If `a_(1),a_(2),a_(3)…` are in G.P. then the value of
`|{:(log a_(n),loga_(n+1),log a_(n+2)),(log a_(n+3),log a_(n+4),log a_(n+5)),(log a_(n+6),log a_(n+7),log a_(n+8)):}|` is

To solve the problem, we need to find the value of the determinant: \[ D = \begin{vmatrix} \log a_n & \log a_{n+1} & \log a_{n+2} \\ \log a_{n+3} & \log a_{n+4} & \log a_{n+5} \\ \log a_{n+6} & \log a_{n+7} & \log a_{n+8} \end{vmatrix} \] Given that \(a_1, a_2, a_3, \ldots\) are in a geometric progression (G.P.), we can express the terms as follows: \[ a_n = ar^{n-1}, \quad a_{n+1} = ar^n, \quad a_{n+2} = ar^{n+1}, \quad a_{n+3} = ar^{n+2}, \quad a_{n+4} = ar^{n+3}, \quad a_{n+5} = ar^{n+4}, \quad a_{n+6} = ar^{n+5}, \quad a_{n+7} = ar^{n+6}, \quad a_{n+8} = ar^{n+7} \] Taking logarithms, we have: \[ \log a_n = \log a + (n-1) \log r, \quad \log a_{n+1} = \log a + n \log r, \quad \log a_{n+2} = \log a + (n+1) \log r \] Continuing this way, we can express all logarithmic terms in the determinant: \[ \log a_{n+3} = \log a + (n+2) \log r, \quad \log a_{n+4} = \log a + (n+3) \log r, \quad \log a_{n+5} = \log a + (n+4) \log r \] \[ \log a_{n+6} = \log a + (n+5) \log r, \quad \log a_{n+7} = \log a + (n+6) \log r, \quad \log a_{n+8} = \log a + (n+7) \log r \] Substituting these into the determinant, we get: \[ D = \begin{vmatrix} \log a + (n-1) \log r & \log a + n \log r & \log a + (n+1) \log r \\ \log a + (n+2) \log r & \log a + (n+3) \log r & \log a + (n+4) \log r \\ \log a + (n+5) \log r & \log a + (n+6) \log r & \log a + (n+7) \log r \end{vmatrix} \] Now, we can simplify the determinant by performing column operations.

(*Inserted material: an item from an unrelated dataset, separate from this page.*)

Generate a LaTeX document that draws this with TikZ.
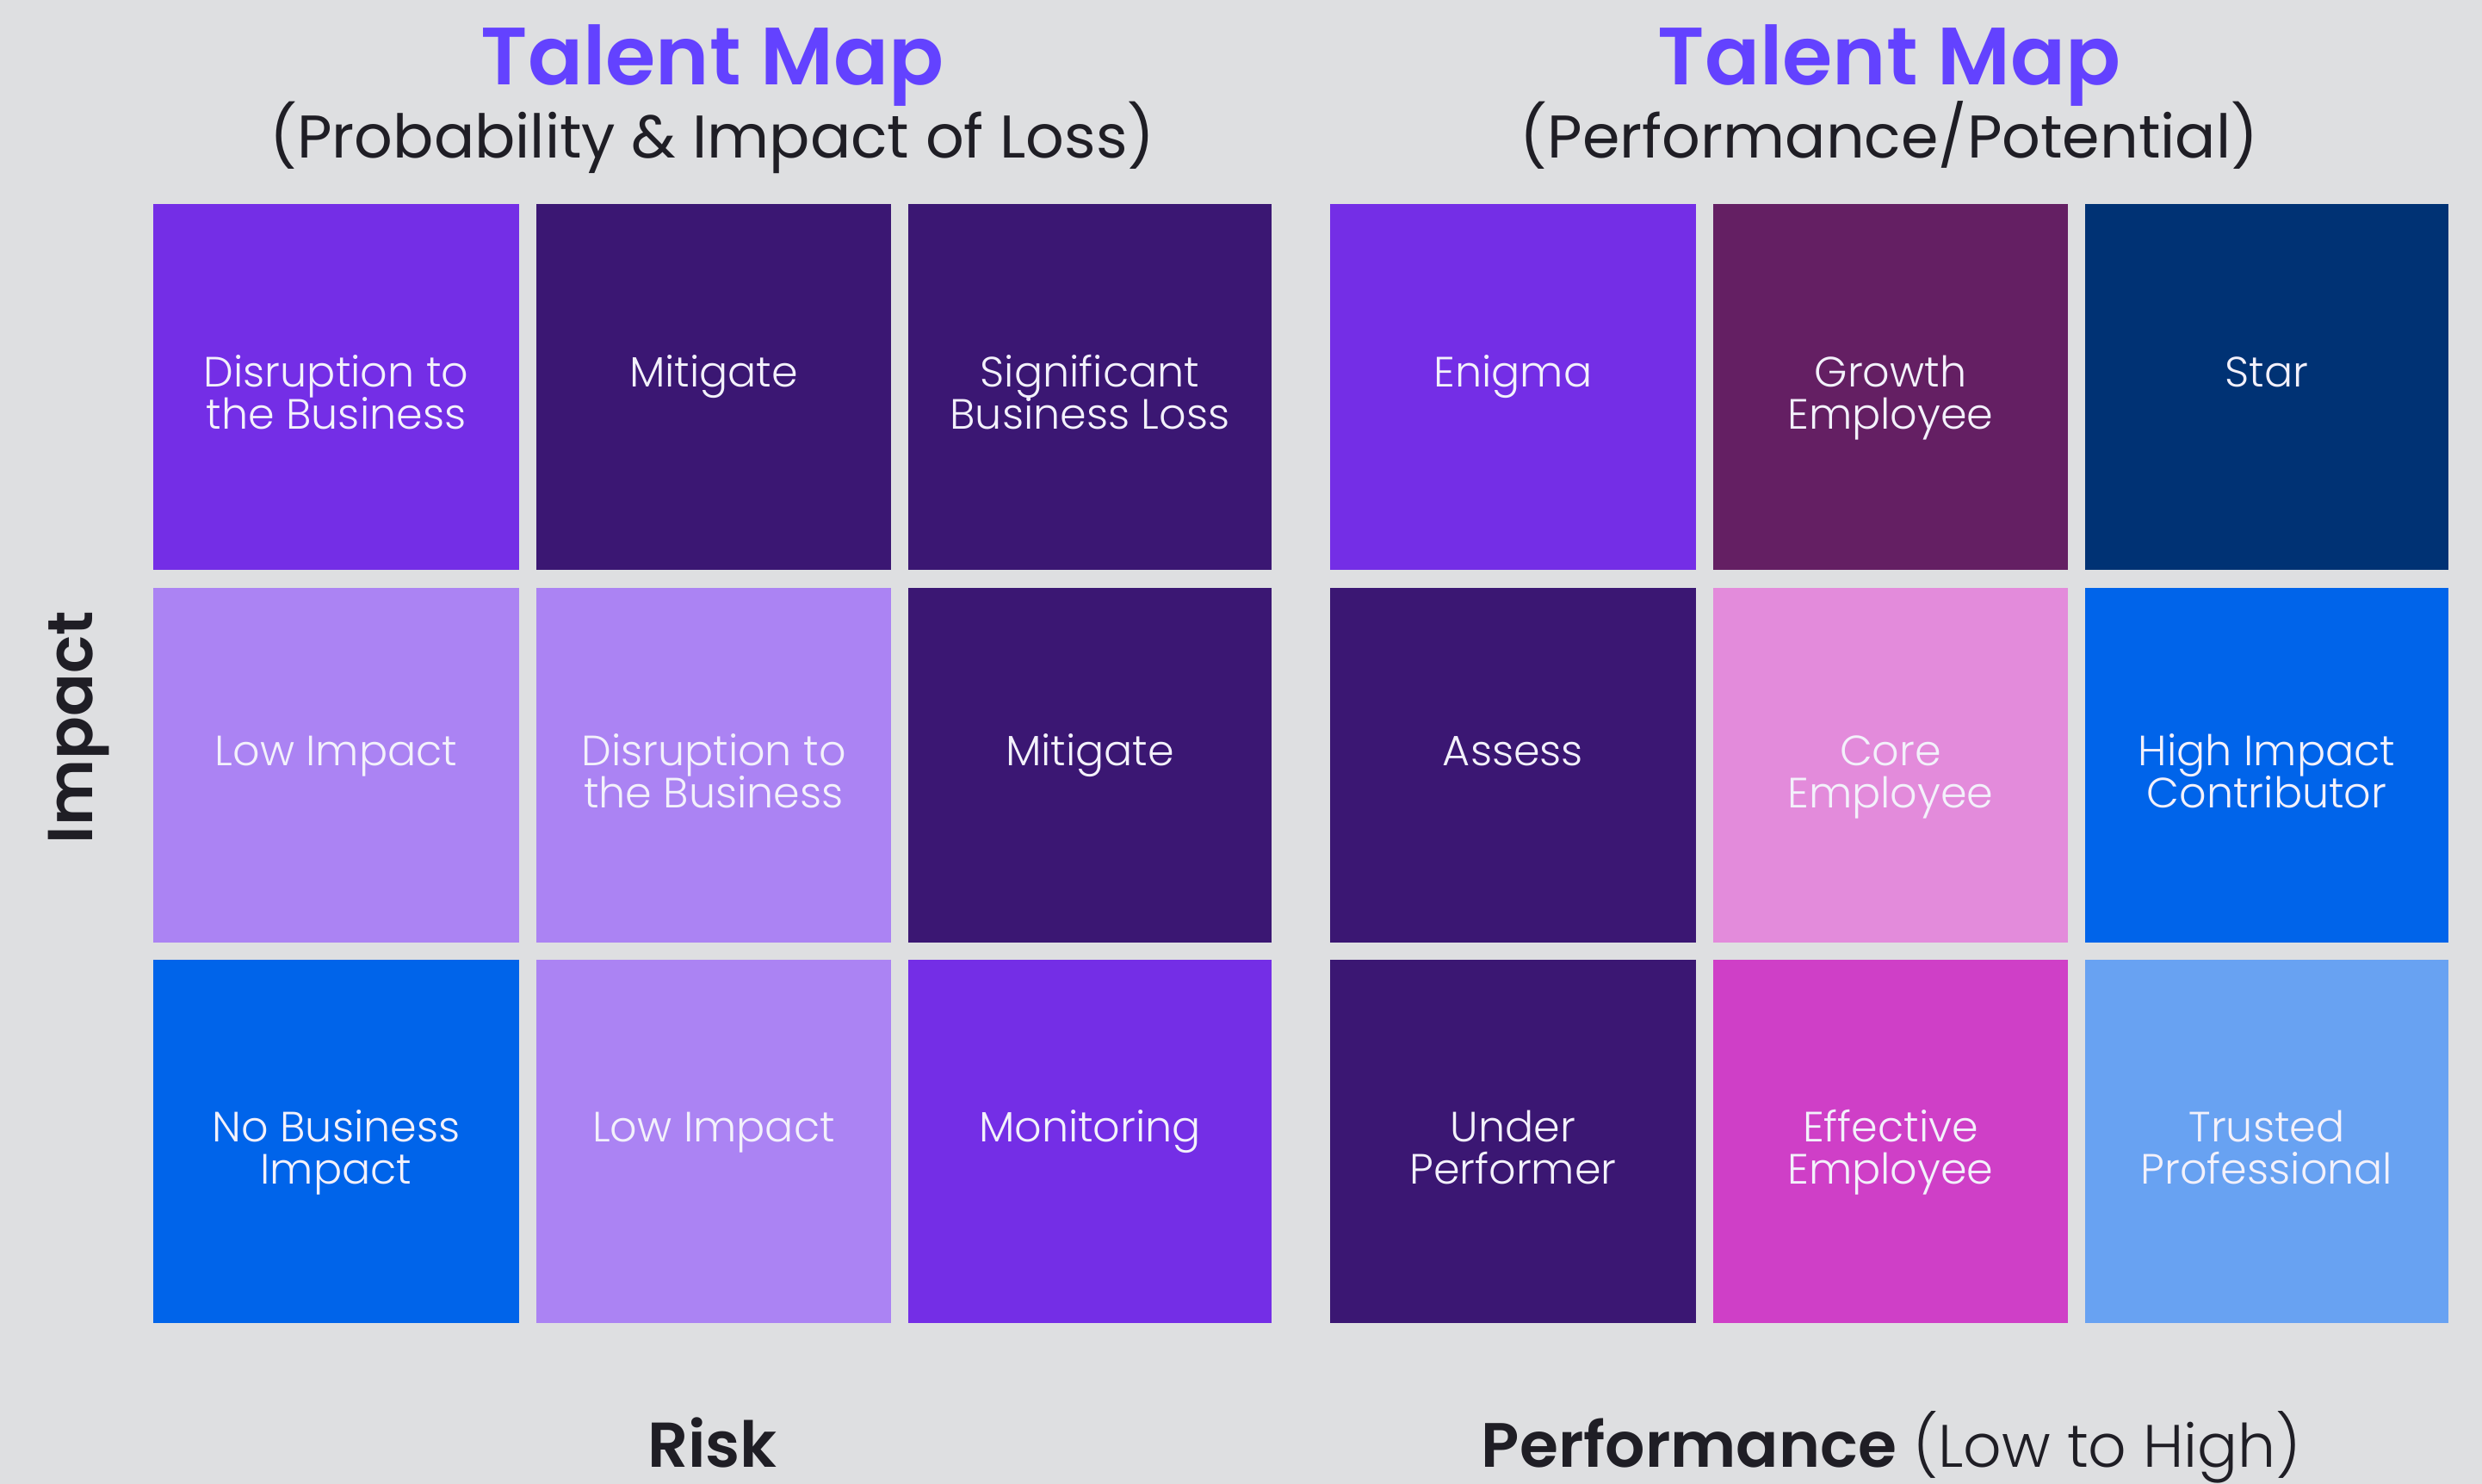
\documentclass[tikz,border=0pt]{standalone}
\usepackage{fontspec}
\setmainfont{Poppins}[UprightFont=* Light, BoldFont=* SemiBold]
\newfontfamily\regfont{Poppins}
\usetikzlibrary{calc}
\lineskiplimit=-100pt
\lineskip=0pt
\definecolor{bgc}{HTML}{DEDFE1}
\definecolor{titlec}{HTML}{6342FF}
\definecolor{darkt}{HTML}{1F1E25}
\definecolor{brightp}{HTML}{742EE6}
\definecolor{darkp}{HTML}{3B1773}
\definecolor{lightp}{HTML}{AB83F3}
\definecolor{bluec}{HTML}{0064EA}
\definecolor{maroonc}{HTML}{641F63}
\definecolor{navyc}{HTML}{003274}
\definecolor{pinkc}{HTML}{E38BDB}
\definecolor{magc}{HTML}{CF3FC7}
\definecolor{lblue}{HTML}{68A2F2}
\definecolor{celltc}{HTML}{F3F1FB}
\tikzset{
  cellbg/.style={rectangle, draw=none, inner sep=0pt, outer sep=0pt, anchor=north west},
  celltext/.style={text=celltc, align=center, inner sep=0pt,
    font=\fontsize{12.3}{12.25}\selectfont},
  titletext/.style={text=titlec, inner sep=0pt, font=\bfseries\fontsize{23.6}{28}\selectfont},
  subtext/.style={text=darkt, inner sep=0pt, font=\regfont\fontsize{17.5}{20}\selectfont},
  axistext/.style={text=darkt, inner sep=0pt, font=\fontsize{18.4}{22}\selectfont},
}
% #1 name, #2-#5 box corners (px), #6 colour, #7 text, #8 shift of last baseline (px)
\newcommand\cellbox[8]{%
  \node[cellbg, fill=#6, minimum width={(#4-#2)*0.25pt}, minimum height={(#5-#3)*0.25pt}] (#1) at (#2,#3) {};
  \node[celltext, anchor=base] (#1t) at ($(#1.center)+(0,#8)$) {#7};
}
\begin{document}
\begin{tikzpicture}[x=0.25pt, y=-0.25pt]
\fill[bgc] (0,0) rectangle (2883,1724);
\useasboundingbox (0,0) rectangle (2883,1724);
% titles
\node[titletext, anchor=base] (tl) at (827.5,98) {Talent Map};
\node[subtext, anchor=base] (sl) at (827.5,183) {(Probability \& Impact of Loss)};
\node[titletext, anchor=base] (tr) at (2194.5,98) {Talent Map};
\node[subtext, anchor=base] (sr) at (2194.5,183) {(Performance/Potential)};
% left grid
\cellbox{a11}{178}{237}{603}{662}{brightp}{Disruption to\\the Business}{49}
\cellbox{a12}{623}{237}{1035}{662}{darkp}{Mitigate}{0}
\cellbox{a13}{1055}{237}{1477}{662}{darkp}{Significant\\Business Loss}{49}
\cellbox{a21}{178}{683}{603}{1095}{lightp}{Low Impact}{0}
\cellbox{a22}{623}{683}{1035}{1095}{lightp}{Disruption to\\the Business}{49}
\cellbox{a23}{1055}{683}{1477}{1095}{darkp}{Mitigate}{0}
\cellbox{a31}{178}{1115}{603}{1537}{bluec}{No Business\\Impact}{49}
\cellbox{a32}{623}{1115}{1035}{1537}{lightp}{Low Impact}{0}
\cellbox{a33}{1055}{1115}{1477}{1537}{brightp}{Monitoring}{0}
% right grid
\cellbox{b11}{1545}{237}{1970}{662}{brightp}{Enigma}{0}
\cellbox{b12}{1990}{237}{2402}{662}{maroonc}{Growth\\Employee}{49}
\cellbox{b13}{2422}{237}{2844}{662}{navyc}{Star}{0}
\cellbox{b21}{1545}{683}{1970}{1095}{darkp}{Assess}{0}
\cellbox{b22}{1990}{683}{2402}{1095}{pinkc}{Core\\Employee}{49}
\cellbox{b23}{2422}{683}{2844}{1095}{bluec}{High Impact\\Contributor}{49}
\cellbox{b31}{1545}{1115}{1970}{1537}{darkp}{Under\\Performer}{49}
\cellbox{b32}{1990}{1115}{2402}{1537}{magc}{Effective\\Employee}{49}
\cellbox{b33}{2422}{1115}{2844}{1537}{lblue}{Trusted\\Professional}{49}
% axes
\node[axistext, anchor=base, rotate=90] (imp) at (108,845) {\bfseries Impact};
\node[axistext, anchor=base] (risk) at (827.5,1704) {\bfseries Risk};
\node[axistext, anchor=base, font=\fontsize{17.4}{22}\selectfont] (perf) at (2197,1704) {{\bfseries\fontsize{18.2}{22}\selectfont Performance} (Low to High)};
\end{tikzpicture}
\end{document}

We will subtract the first column from the second and third columns: 1. **Column 2**: \(C_2 \to C_2 - C_1\) 2. **Column 3**: \(C_3 \to C_3 - C_1\) This gives us: \[ D = \begin{vmatrix} \log a + (n-1) \log r & (n \log r - (n-1) \log r) & ((n+1) \log r - (n-1) \log r) \\ \log a + (n+2) \log r & ((n+3) \log r - (n+2) \log r) & ((n+4) \log r - (n+2) \log r) \\ \log a + (n+5) \log r & ((n+6) \log r - (n+5) \log r) & ((n+7) \log r - (n+5) \log r) \end{vmatrix} \] This simplifies to: \[ D = \begin{vmatrix} \log a + (n-1) \log r & \log r & 2 \log r \\ \log a + (n+2) \log r & \log r & 2 \log r \\ \log a + (n+5) \log r & \log r & 2 \log r \end{vmatrix} \] Now, notice that the second and third columns are proportional, which means that the determinant is equal to zero. Thus, the value of the determinant is: \[ \boxed{0} \]